Now this may not seem like rocket science, and surely it isn’t. But over the past 16 months, automating my investing has eased my worry and unloaded my concern about putting money into the 401k. I have not thought about this retirement vehicle for several months, and have freed my mind to focus on other aspects of my life and finances. And instead of earning 0% interest in a savings account, it has gained a healthy 16% interest since we started the plan.

Automated investments move the money before I even see it, in essence allowing me to recommit myself to my own financial vision every couple weeks. I don’t even think about spending the money because it’s never really in front of me. However, if I ever hit a speed-bump in our practice’s collections, I can easily suspend contributions to the accounts; or if things really go south, the funds in the 401k could act as a last-ditch emergency fund.

Automatic investing has helped me stay focused on my long-term goals, without my short-term self getting in the way.


My Neighbor Has a Vacation Home, Jet-Skis, and a Drone…He Must Be Happier Than I

Do you ever buy-in to this line of thought? I know I occasionally do; like a dumb bass I swallow it hook, line, and sinker. When I do, it is extremely damaging to my soul if I let it marinate in my brain for too long.

This thought process is implanted in our subconscious on a daily basis; maybe even an hourly basis. This is the entire premise of the current consumer marketing industry. We are directly and indirectly told that other people are happier than us, and that what we have is not enough. We don’t have enough toys, enough fun vacations, enough beauty, enough friends, enough, enough, enough…you get the point.

The mommy blogs with a spotless home; the exciting YouTube videos detailing products; the targeted ads for the new iProduct while surfing the internet; the social media posts showing a beautiful filtered picture of a moment of perfection in someone else’s lifestyle. These are all tactics used by companies to create discontent with our current life, and encourage us to spend our money in the pursuit of greater happiness. Advertisers and multinational corporations have found the secret path to happiness, and they are so graciously willing to let us join them…for a small fee.

We are told my advertisers that all we have to do is buy that extra toy, this skin care product, that fancy article of clothing, or that new car, and poof…we will be happier. And since the objective in life is to find true happiness, millions of consumers go along with what the advertisers tell us.

The funny thing is, just before we watch an advertisement, or read that mommy-blog, we may have been perfectly content and happy with our lot in life. We may not have known that our phone was outdated, or our clothes were not as stylish as they were just yesterday, or that our comfortable home was actually ridiculously uncomfortable. We were likely oblivious to how terribly unhappy we were until the marketing firm altruistically pointed it out to us. (Is sarcasm shown best in italics?)

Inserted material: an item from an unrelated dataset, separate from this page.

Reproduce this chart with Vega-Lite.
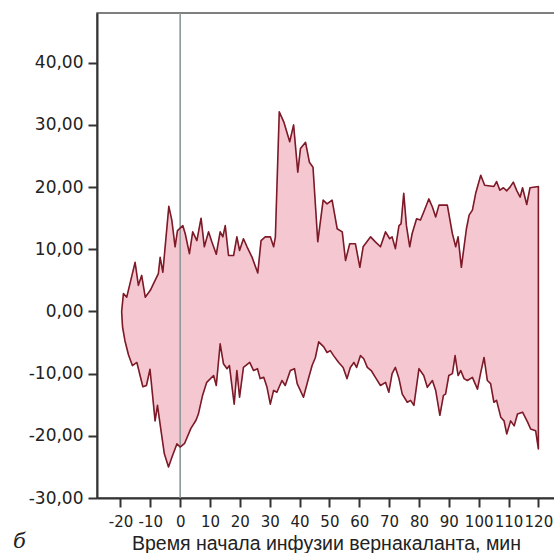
{
  "$schema": "https://vega.github.io/schema/vega-lite/v6.json",
  "autosize": "none",
  "width": 458,
  "height": 485,
  "padding": {"left": 97, "top": 13, "right": 0, "bottom": 55},
  "background": "white",
  "title": {"text": "б", "orient": "bottom", "anchor": "start", "frame": "group", "dx": -84, "offset": -22, "font": "DejaVu Serif", "fontStyle": "italic", "fontWeight": "normal", "fontSize": 21, "color": "#222"},
  "config": {
    "view": {"stroke": "#555", "strokeWidth": 1.5},
    "axis": {"grid": false, "domainColor": "#333", "domainWidth": 2, "tickColor": "#333", "tickWidth": 2, "tickSize": 9, "labelFont": "DejaVu Sans", "labelColor": "#222", "titleFont": "Liberation Sans", "titleColor": "#222", "titleFontWeight": "normal"}
  },
  "data": {"values": [
    {"t": 0, "v": null, "s": "r"},
    {"t": -19.6, "v": 0, "s": "u"},
    {"t": -19.0, "v": 2.9, "s": "u"},
    {"t": -17.9, "v": 2.3, "s": "u"},
    {"t": -15.1, "v": 7.9, "s": "u"},
    {"t": -14.0, "v": 4.2, "s": "u"},
    {"t": -12.9, "v": 5.8, "s": "u"},
    {"t": -11.7, "v": 2.3, "s": "u"},
    {"t": -10.0, "v": 3.4, "s": "u"},
    {"t": -8.4, "v": 5.0, "s": "u"},
    {"t": -7.3, "v": 6.1, "s": "u"},
    {"t": -6.7, "v": 8.7, "s": "u"},
    {"t": -5.8, "v": 6.3, "s": "u"},
    {"t": -3.8, "v": 16.9, "s": "u"},
    {"t": -2.8, "v": 14.7, "s": "u"},
    {"t": -1.7, "v": 10.4, "s": "u"},
    {"t": -0.9, "v": 13.0, "s": "u"},
    {"t": 0.9, "v": 13.8, "s": "u"},
    {"t": 1.7, "v": 12.5, "s": "u"},
    {"t": 3.1, "v": 9.3, "s": "u"},
    {"t": 4.2, "v": 12.8, "s": "u"},
    {"t": 5.6, "v": 11.4, "s": "u"},
    {"t": 7.0, "v": 15.0, "s": "u"},
    {"t": 8.1, "v": 10.4, "s": "u"},
    {"t": 9.5, "v": 12.8, "s": "u"},
    {"t": 10.6, "v": 11.2, "s": "u"},
    {"t": 12.1, "v": 9.2, "s": "u"},
    {"t": 13.4, "v": 12.8, "s": "u"},
    {"t": 14.3, "v": 12.0, "s": "u"},
    {"t": 15.1, "v": 13.8, "s": "u"},
    {"t": 16.2, "v": 9.0, "s": "u"},
    {"t": 17.9, "v": 9.0, "s": "u"},
    {"t": 19.0, "v": 12.0, "s": "u"},
    {"t": 19.9, "v": 9.8, "s": "u"},
    {"t": 21.2, "v": 11.7, "s": "u"},
    {"t": 22.4, "v": 10.4, "s": "u"},
    {"t": 24.1, "v": 8.7, "s": "u"},
    {"t": 26.0, "v": 6.2, "s": "u"},
    {"t": 27.1, "v": 11.4, "s": "u"},
    {"t": 28.5, "v": 12.0, "s": "u"},
    {"t": 30.2, "v": 12.0, "s": "u"},
    {"t": 31.3, "v": 10.4, "s": "u"},
    {"t": 31.9, "v": 12.0, "s": "u"},
    {"t": 33.2, "v": 32.1, "s": "u"},
    {"t": 34.7, "v": 30.5, "s": "u"},
    {"t": 36.7, "v": 27.3, "s": "u"},
    {"t": 38.0, "v": 30.0, "s": "u"},
    {"t": 39.4, "v": 22.4, "s": "u"},
    {"t": 40.3, "v": 26.2, "s": "u"},
    {"t": 42.0, "v": 27.2, "s": "u"},
    {"t": 43.3, "v": 24.0, "s": "u"},
    {"t": 44.5, "v": 23.2, "s": "u"},
    {"t": 46.1, "v": 11.2, "s": "u"},
    {"t": 47.9, "v": 17.9, "s": "u"},
    {"t": 49.2, "v": 17.3, "s": "u"},
    {"t": 50.9, "v": 17.9, "s": "u"},
    {"t": 52.6, "v": 13.3, "s": "u"},
    {"t": 54.3, "v": 12.8, "s": "u"},
    {"t": 55.4, "v": 8.2, "s": "u"},
    {"t": 56.8, "v": 10.9, "s": "u"},
    {"t": 58.7, "v": 10.9, "s": "u"},
    {"t": 60.2, "v": 7.1, "s": "u"},
    {"t": 61.3, "v": 10.4, "s": "u"},
    {"t": 63.8, "v": 12.0, "s": "u"},
    {"t": 65.4, "v": 11.2, "s": "u"},
    {"t": 67.1, "v": 10.4, "s": "u"},
    {"t": 68.8, "v": 12.8, "s": "u"},
    {"t": 70.2, "v": 11.7, "s": "u"},
    {"t": 71.0, "v": 12.0, "s": "u"},
    {"t": 72.1, "v": 10.1, "s": "u"},
    {"t": 73.3, "v": 13.8, "s": "u"},
    {"t": 74.0, "v": 14.1, "s": "u"},
    {"t": 74.9, "v": 19.0, "s": "u"},
    {"t": 75.8, "v": 13.8, "s": "u"},
    {"t": 76.9, "v": 10.4, "s": "u"},
    {"t": 77.7, "v": 12.5, "s": "u"},
    {"t": 79.2, "v": 14.9, "s": "u"},
    {"t": 80.5, "v": 14.7, "s": "u"},
    {"t": 81.6, "v": 16.0, "s": "u"},
    {"t": 83.3, "v": 18.1, "s": "u"},
    {"t": 84.5, "v": 16.8, "s": "u"},
    {"t": 85.6, "v": 15.2, "s": "u"},
    {"t": 86.7, "v": 17.1, "s": "u"},
    {"t": 89.5, "v": 17.1, "s": "u"},
    {"t": 91.2, "v": 12.5, "s": "u"},
    {"t": 92.3, "v": 10.4, "s": "u"},
    {"t": 93.1, "v": 12.0, "s": "u"},
    {"t": 94.2, "v": 7.1, "s": "u"},
    {"t": 95.9, "v": 13.3, "s": "u"},
    {"t": 96.8, "v": 15.5, "s": "u"},
    {"t": 97.9, "v": 16.3, "s": "u"},
    {"t": 99.0, "v": 19.0, "s": "u"},
    {"t": 100.7, "v": 21.9, "s": "u"},
    {"t": 102.0, "v": 20.3, "s": "u"},
    {"t": 105.1, "v": 20.1, "s": "u"},
    {"t": 106.0, "v": 20.9, "s": "u"},
    {"t": 107.1, "v": 19.5, "s": "u"},
    {"t": 108.3, "v": 19.9, "s": "u"},
    {"t": 109.4, "v": 19.4, "s": "u"},
    {"t": 110.5, "v": 20.0, "s": "u"},
    {"t": 111.6, "v": 20.8, "s": "u"},
    {"t": 112.8, "v": 19.4, "s": "u"},
    {"t": 113.9, "v": 18.4, "s": "u"},
    {"t": 114.7, "v": 19.9, "s": "u"},
    {"t": 116.1, "v": 17.2, "s": "u"},
    {"t": 117.2, "v": 19.9, "s": "u"},
    {"t": 120.0, "v": 20.1, "s": "u"},
    {"t": 120.0, "v": -22.1, "s": "l"},
    {"t": 119.1, "v": -19.2, "s": "l"},
    {"t": 117.4, "v": -18.9, "s": "l"},
    {"t": 116.4, "v": -17.8, "s": "l"},
    {"t": 114.7, "v": -16.2, "s": "l"},
    {"t": 113.0, "v": -16.5, "s": "l"},
    {"t": 111.9, "v": -18.4, "s": "l"},
    {"t": 110.7, "v": -17.6, "s": "l"},
    {"t": 109.4, "v": -19.7, "s": "l"},
    {"t": 108.5, "v": -17.6, "s": "l"},
    {"t": 107.4, "v": -17.0, "s": "l"},
    {"t": 106.0, "v": -14.3, "s": "l"},
    {"t": 105.1, "v": -14.6, "s": "l"},
    {"t": 104.0, "v": -11.6, "s": "l"},
    {"t": 102.9, "v": -11.1, "s": "l"},
    {"t": 101.8, "v": -7.4, "s": "l"},
    {"t": 100.7, "v": -9.8, "s": "l"},
    {"t": 99.6, "v": -12.5, "s": "l"},
    {"t": 97.9, "v": -10.6, "s": "l"},
    {"t": 96.2, "v": -11.1, "s": "l"},
    {"t": 95.1, "v": -10.8, "s": "l"},
    {"t": 94.0, "v": -9.5, "s": "l"},
    {"t": 93.1, "v": -10.3, "s": "l"},
    {"t": 92.1, "v": -7.1, "s": "l"},
    {"t": 91.2, "v": -10.0, "s": "l"},
    {"t": 90.0, "v": -10.3, "s": "l"},
    {"t": 88.9, "v": -13.3, "s": "l"},
    {"t": 88.2, "v": -13.5, "s": "l"},
    {"t": 87.0, "v": -16.7, "s": "l"},
    {"t": 85.6, "v": -12.7, "s": "l"},
    {"t": 84.5, "v": -11.1, "s": "l"},
    {"t": 82.8, "v": -12.2, "s": "l"},
    {"t": 81.6, "v": -10.3, "s": "l"},
    {"t": 80.0, "v": -9.2, "s": "l"},
    {"t": 78.3, "v": -15.1, "s": "l"},
    {"t": 77.2, "v": -14.3, "s": "l"},
    {"t": 76.1, "v": -14.6, "s": "l"},
    {"t": 74.4, "v": -13.3, "s": "l"},
    {"t": 73.3, "v": -10.8, "s": "l"},
    {"t": 72.1, "v": -9.0, "s": "l"},
    {"t": 71.0, "v": -10.0, "s": "l"},
    {"t": 69.9, "v": -13.0, "s": "l"},
    {"t": 68.8, "v": -11.4, "s": "l"},
    {"t": 67.1, "v": -11.9, "s": "l"},
    {"t": 65.4, "v": -10.6, "s": "l"},
    {"t": 64.0, "v": -9.5, "s": "l"},
    {"t": 62.7, "v": -9.0, "s": "l"},
    {"t": 61.5, "v": -7.6, "s": "l"},
    {"t": 60.4, "v": -7.1, "s": "l"},
    {"t": 59.1, "v": -9.0, "s": "l"},
    {"t": 58.2, "v": -8.2, "s": "l"},
    {"t": 57.0, "v": -9.0, "s": "l"},
    {"t": 55.9, "v": -10.8, "s": "l"},
    {"t": 54.6, "v": -9.0, "s": "l"},
    {"t": 53.1, "v": -8.2, "s": "l"},
    {"t": 51.4, "v": -7.1, "s": "l"},
    {"t": 50.3, "v": -6.3, "s": "l"},
    {"t": 49.2, "v": -6.6, "s": "l"},
    {"t": 48.1, "v": -5.7, "s": "l"},
    {"t": 46.4, "v": -4.9, "s": "l"},
    {"t": 45.3, "v": -7.4, "s": "l"},
    {"t": 44.2, "v": -8.7, "s": "l"},
    {"t": 42.8, "v": -11.1, "s": "l"},
    {"t": 41.3, "v": -13.8, "s": "l"},
    {"t": 39.2, "v": -11.6, "s": "l"},
    {"t": 38.3, "v": -9.2, "s": "l"},
    {"t": 36.9, "v": -9.5, "s": "l"},
    {"t": 35.2, "v": -11.9, "s": "l"},
    {"t": 34.1, "v": -11.1, "s": "l"},
    {"t": 32.4, "v": -13.0, "s": "l"},
    {"t": 31.3, "v": -12.7, "s": "l"},
    {"t": 30.2, "v": -14.9, "s": "l"},
    {"t": 29.1, "v": -12.2, "s": "l"},
    {"t": 28.0, "v": -10.6, "s": "l"},
    {"t": 26.8, "v": -10.8, "s": "l"},
    {"t": 25.9, "v": -9.2, "s": "l"},
    {"t": 24.6, "v": -9.5, "s": "l"},
    {"t": 23.3, "v": -8.2, "s": "l"},
    {"t": 21.2, "v": -9.0, "s": "l"},
    {"t": 19.9, "v": -13.8, "s": "l"},
    {"t": 19.0, "v": -9.5, "s": "l"},
    {"t": 18.1, "v": -14.9, "s": "l"},
    {"t": 16.5, "v": -8.7, "s": "l"},
    {"t": 15.7, "v": -9.2, "s": "l"},
    {"t": 14.5, "v": -8.4, "s": "l"},
    {"t": 13.4, "v": -5.2, "s": "l"},
    {"t": 12.1, "v": -11.9, "s": "l"},
    {"t": 11.2, "v": -10.3, "s": "l"},
    {"t": 8.9, "v": -11.4, "s": "l"},
    {"t": 7.5, "v": -13.5, "s": "l"},
    {"t": 6.1, "v": -16.5, "s": "l"},
    {"t": 5.3, "v": -17.5, "s": "l"},
    {"t": 3.6, "v": -18.8, "s": "l"},
    {"t": 1.5, "v": -21.2, "s": "l"},
    {"t": 0.0, "v": -21.8, "s": "l"},
    {"t": -1.1, "v": -21.3, "s": "l"},
    {"t": -2.8, "v": -23.5, "s": "l"},
    {"t": -3.9, "v": -25.0, "s": "l"},
    {"t": -5.3, "v": -22.9, "s": "l"},
    {"t": -6.5, "v": -18.9, "s": "l"},
    {"t": -7.6, "v": -15.1, "s": "l"},
    {"t": -8.4, "v": -17.6, "s": "l"},
    {"t": -10.1, "v": -9.3, "s": "l"},
    {"t": -11.3, "v": -11.9, "s": "l"},
    {"t": -12.5, "v": -12.1, "s": "l"},
    {"t": -14.5, "v": -8.2, "s": "l"},
    {"t": -16.0, "v": -8.7, "s": "l"},
    {"t": -17.3, "v": -7.0, "s": "l"},
    {"t": -18.5, "v": -4.7, "s": "l"},
    {"t": -19.3, "v": -2.5, "s": "l"},
    {"t": -19.6, "v": 0, "s": "l"}
  ]},
  "encoding": {
    "x": {"field": "t", "type": "quantitative", "scale": {"domain": [-27.86, 125.57], "nice": false, "zero": false},
      "axis": {"values": [-20, -10, 0, 10, 20, 30, 40, 50, 60, 70, 80, 90, 100, 110, 120], "labelFontSize": 15, "labelPadding": 7, "labelFlush": false, "labelOverlap": false, "labelExpr": "datum.value < 0 ? '-' + abs(datum.value) : '' + datum.value", "title": "Время начала инфузии вернакаланта, мин", "titleFontSize": 19.5, "titlePadding": 5}},
    "y": {"field": "v", "type": "quantitative", "scale": {"domain": [-30, 48], "nice": false},
      "axis": {"values": [-30, -20, -10, 0, 10, 20, 30, 40], "labelFontSize": 17, "labelPadding": 5, "labelFlush": false, "labelOverlap": false, "labelExpr": "replace(replace(format(datum.value, '.2f'), '.', ','), '−', '-')", "title": null}}
  },
  "layer": [
    {"transform": [{"filter": "datum.s == 'u'"}], "mark": {"type": "area", "color": "#f4c7d1", "stroke": "#f4c7d1", "strokeWidth": 1, "opacity": 1}, "encoding": {"y2": {"datum": 0}}},
    {"transform": [{"filter": "datum.s == 'l'"}], "mark": {"type": "area", "color": "#f4c7d1", "stroke": "#f4c7d1", "strokeWidth": 1, "opacity": 1}, "encoding": {"y2": {"datum": 0}}},
    {"transform": [{"filter": "datum.s == 'r'"}], "mark": {"type": "rule", "color": "#8a9a98", "strokeWidth": 1.6},
      "encoding": {"y": null}},
    {"transform": [{"filter": "datum.s != 'r'"}], "mark": {"type": "line", "color": "#7d1a28", "strokeWidth": 1.6, "strokeJoin": "round"}, "encoding": {"order": {"value": null}}}
  ]
}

Truthfully, if we try to find happiness in the form of an object, the majority of those purchases ultimately let us down.

The fact is, happiness is not dependent on any external factors. Plenty of people throughout the world live below our American poverty-line, and choose to be very happy. And the reverse is also true; plenty of people live extremely luxurious and opulent lifestyles, and are utterly miserable. When people are truly grateful for what they have, they will always be happy. When people only focus on what they do not have, they will always feel discontentment and then miserable.

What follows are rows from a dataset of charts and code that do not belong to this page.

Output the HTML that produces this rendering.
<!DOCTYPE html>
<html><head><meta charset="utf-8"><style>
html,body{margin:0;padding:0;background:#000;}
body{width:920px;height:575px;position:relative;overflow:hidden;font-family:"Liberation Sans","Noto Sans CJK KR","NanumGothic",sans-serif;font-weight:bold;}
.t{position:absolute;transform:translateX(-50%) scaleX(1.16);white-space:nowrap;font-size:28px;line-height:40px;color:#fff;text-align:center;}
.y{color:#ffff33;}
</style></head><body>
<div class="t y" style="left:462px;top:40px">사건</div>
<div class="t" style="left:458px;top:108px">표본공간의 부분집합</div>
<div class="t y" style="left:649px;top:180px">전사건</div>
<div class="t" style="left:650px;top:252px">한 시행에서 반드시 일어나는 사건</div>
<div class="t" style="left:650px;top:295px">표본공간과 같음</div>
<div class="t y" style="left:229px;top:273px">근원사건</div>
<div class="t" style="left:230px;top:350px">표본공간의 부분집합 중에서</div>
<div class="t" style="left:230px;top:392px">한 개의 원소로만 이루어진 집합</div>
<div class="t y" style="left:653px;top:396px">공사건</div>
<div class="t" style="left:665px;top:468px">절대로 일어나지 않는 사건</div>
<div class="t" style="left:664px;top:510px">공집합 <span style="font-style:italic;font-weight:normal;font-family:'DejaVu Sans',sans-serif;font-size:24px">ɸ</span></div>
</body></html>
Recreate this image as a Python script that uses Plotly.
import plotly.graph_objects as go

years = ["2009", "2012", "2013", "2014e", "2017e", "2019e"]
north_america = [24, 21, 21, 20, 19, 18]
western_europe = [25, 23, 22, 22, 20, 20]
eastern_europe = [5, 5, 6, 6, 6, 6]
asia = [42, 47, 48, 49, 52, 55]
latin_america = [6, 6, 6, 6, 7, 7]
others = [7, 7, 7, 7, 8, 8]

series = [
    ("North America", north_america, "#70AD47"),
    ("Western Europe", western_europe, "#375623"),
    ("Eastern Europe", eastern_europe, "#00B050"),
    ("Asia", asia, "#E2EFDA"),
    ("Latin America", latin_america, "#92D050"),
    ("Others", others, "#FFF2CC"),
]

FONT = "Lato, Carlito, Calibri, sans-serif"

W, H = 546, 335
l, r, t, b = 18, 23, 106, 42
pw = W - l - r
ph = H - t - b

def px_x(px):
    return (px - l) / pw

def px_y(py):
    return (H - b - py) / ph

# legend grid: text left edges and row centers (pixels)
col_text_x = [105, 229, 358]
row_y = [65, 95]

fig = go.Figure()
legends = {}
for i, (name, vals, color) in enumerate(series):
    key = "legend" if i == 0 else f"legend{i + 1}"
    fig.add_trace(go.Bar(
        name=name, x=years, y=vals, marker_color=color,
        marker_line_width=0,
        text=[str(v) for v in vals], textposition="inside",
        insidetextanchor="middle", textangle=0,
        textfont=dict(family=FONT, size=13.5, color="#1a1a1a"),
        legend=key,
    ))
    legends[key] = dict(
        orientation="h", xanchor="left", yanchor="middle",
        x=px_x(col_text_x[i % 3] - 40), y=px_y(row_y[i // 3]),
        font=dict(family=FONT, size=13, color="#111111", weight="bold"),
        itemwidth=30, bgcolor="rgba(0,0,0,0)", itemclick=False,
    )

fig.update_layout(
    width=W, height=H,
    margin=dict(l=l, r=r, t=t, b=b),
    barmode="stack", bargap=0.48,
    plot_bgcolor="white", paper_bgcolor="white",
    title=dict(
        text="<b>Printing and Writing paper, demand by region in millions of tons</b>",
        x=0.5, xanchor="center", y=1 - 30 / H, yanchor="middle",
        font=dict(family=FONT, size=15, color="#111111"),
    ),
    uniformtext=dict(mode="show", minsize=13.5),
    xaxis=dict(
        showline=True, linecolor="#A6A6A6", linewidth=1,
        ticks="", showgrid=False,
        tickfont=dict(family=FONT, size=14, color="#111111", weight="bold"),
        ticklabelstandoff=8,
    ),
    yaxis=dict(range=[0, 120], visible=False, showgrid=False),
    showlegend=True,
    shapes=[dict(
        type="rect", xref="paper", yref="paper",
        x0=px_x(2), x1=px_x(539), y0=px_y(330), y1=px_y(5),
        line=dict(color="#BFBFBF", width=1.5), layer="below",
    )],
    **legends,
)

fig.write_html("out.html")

Happiness is a choice. An internal, daily choice. We are free to choose how we feel about anything in life. Events happen all around us, some ‘good’ and some ‘bad.’ We don’t get to choose what happens in the world or in our lives, but we always get to choose our reaction to those events.

So, my neighbor has a vacation home, jet-skis, a drone, and many other expensive toys. Is he happier than I? Perhaps. But if so, it has nothing to do with his toys.

When I remember to be grateful for what I do have in my life, I can’t imagine anyone in the world being happier than I.